Monday 17 February 2003

Midwinter madness

"Every gun that is made, every warship launched, every rocket fired signifies, in the final sense, a theft from those who hunger and are not fed, those who are cold and are not clothed."
Dwight David Eisenhower
April 16, 1953


The news is not good. Osama bin Laden wants us to invade Iraq. As of this writing, we're at orange on the alert code. The economy is tanking. We're spending $1.08 billion a day on the military.

And the president wants a $674 billion tax cut.

In the first year, 50 percent of that tax cut would go the richest 1 percent of Americans, and three-quarters of it would go to the richest 5 percent. In the years beyond that, the concentration at the top actually gets worse, according to Citizens for Tax Justice.
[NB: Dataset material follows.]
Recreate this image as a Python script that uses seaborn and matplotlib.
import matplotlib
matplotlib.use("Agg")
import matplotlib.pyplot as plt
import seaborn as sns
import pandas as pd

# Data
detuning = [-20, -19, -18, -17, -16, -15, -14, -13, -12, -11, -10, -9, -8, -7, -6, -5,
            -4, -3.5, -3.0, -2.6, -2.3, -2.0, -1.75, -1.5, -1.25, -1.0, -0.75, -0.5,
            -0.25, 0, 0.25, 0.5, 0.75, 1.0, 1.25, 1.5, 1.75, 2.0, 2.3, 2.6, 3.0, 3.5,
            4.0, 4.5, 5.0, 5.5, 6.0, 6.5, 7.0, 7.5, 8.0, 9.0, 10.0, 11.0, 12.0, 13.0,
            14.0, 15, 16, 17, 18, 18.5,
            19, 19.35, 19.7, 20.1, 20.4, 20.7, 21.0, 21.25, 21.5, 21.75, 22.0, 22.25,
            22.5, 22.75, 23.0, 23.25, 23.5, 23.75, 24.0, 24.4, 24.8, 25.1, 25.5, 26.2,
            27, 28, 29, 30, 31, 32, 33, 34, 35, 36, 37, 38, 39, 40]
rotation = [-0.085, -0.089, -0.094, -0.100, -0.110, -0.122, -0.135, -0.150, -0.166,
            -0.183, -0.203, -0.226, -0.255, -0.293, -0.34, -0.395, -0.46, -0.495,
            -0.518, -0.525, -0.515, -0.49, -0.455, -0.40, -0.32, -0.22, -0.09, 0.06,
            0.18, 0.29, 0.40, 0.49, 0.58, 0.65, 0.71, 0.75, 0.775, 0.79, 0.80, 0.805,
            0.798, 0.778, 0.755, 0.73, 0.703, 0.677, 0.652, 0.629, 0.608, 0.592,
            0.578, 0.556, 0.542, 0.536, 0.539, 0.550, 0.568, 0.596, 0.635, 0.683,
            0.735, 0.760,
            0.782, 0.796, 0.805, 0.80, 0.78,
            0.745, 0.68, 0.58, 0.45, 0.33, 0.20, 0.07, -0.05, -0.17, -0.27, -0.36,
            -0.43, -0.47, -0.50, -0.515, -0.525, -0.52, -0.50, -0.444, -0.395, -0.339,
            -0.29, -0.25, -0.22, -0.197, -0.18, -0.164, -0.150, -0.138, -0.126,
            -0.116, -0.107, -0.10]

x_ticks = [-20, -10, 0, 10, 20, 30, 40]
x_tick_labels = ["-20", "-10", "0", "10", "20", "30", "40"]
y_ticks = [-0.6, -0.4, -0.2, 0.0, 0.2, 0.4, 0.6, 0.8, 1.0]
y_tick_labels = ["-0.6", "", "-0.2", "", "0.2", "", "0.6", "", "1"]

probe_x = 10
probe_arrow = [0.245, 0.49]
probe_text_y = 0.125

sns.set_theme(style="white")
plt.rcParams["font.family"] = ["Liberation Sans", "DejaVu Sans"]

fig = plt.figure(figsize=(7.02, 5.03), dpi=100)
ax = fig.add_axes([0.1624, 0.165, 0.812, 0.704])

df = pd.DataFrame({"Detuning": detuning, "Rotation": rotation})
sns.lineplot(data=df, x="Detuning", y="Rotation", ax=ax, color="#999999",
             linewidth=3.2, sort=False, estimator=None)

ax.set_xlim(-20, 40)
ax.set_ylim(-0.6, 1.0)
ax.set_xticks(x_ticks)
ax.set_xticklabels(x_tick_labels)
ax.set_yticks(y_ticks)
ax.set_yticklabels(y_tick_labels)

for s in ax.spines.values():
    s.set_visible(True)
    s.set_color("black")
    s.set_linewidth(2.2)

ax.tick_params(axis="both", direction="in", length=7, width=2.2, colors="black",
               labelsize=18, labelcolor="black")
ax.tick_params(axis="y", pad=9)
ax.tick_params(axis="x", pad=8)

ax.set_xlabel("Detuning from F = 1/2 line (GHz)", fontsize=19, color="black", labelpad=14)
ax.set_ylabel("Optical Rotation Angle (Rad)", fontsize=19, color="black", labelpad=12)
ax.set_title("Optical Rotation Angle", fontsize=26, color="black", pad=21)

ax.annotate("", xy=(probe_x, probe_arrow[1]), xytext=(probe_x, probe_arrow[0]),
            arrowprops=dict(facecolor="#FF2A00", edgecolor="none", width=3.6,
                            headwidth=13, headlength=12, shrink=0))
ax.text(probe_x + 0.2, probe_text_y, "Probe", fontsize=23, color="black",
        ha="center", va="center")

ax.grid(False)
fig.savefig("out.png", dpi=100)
To pay for that, George W. Bush wants to raise the rent on subsidized housing for the poorest people in the country and break up Head Start, sending it down to the states, where governments are frantically cutting everything they can. Money to pay for everything from cleaning up Superfund sites to leaving no child behind is being slashed to pay for this obscene tax cut.

We're about to got to war with a country that hasn't fired a shot at us or anyone else. Our war plan calls for us to "shock and awe" Iraq by smashing 800 cruise missiles into Baghdad in the first 48 hours of the war. That's one every four minutes night and day.

According to Harlan Ullman, the "defense intellectual" who advocates the "shock and awe" tactic, it's supposed to work like the atomic bomb on Hiroshima. That worked, all right.

During the Persian Gulf War, we killed 13,000 civilians directly, and another 70,000 died in the aftermath from no water, no food, no electricity, no medical care, etc. I'd like to get rid of Saddam Hussein myself, but how many lives is it worth? And do they get to vote on it?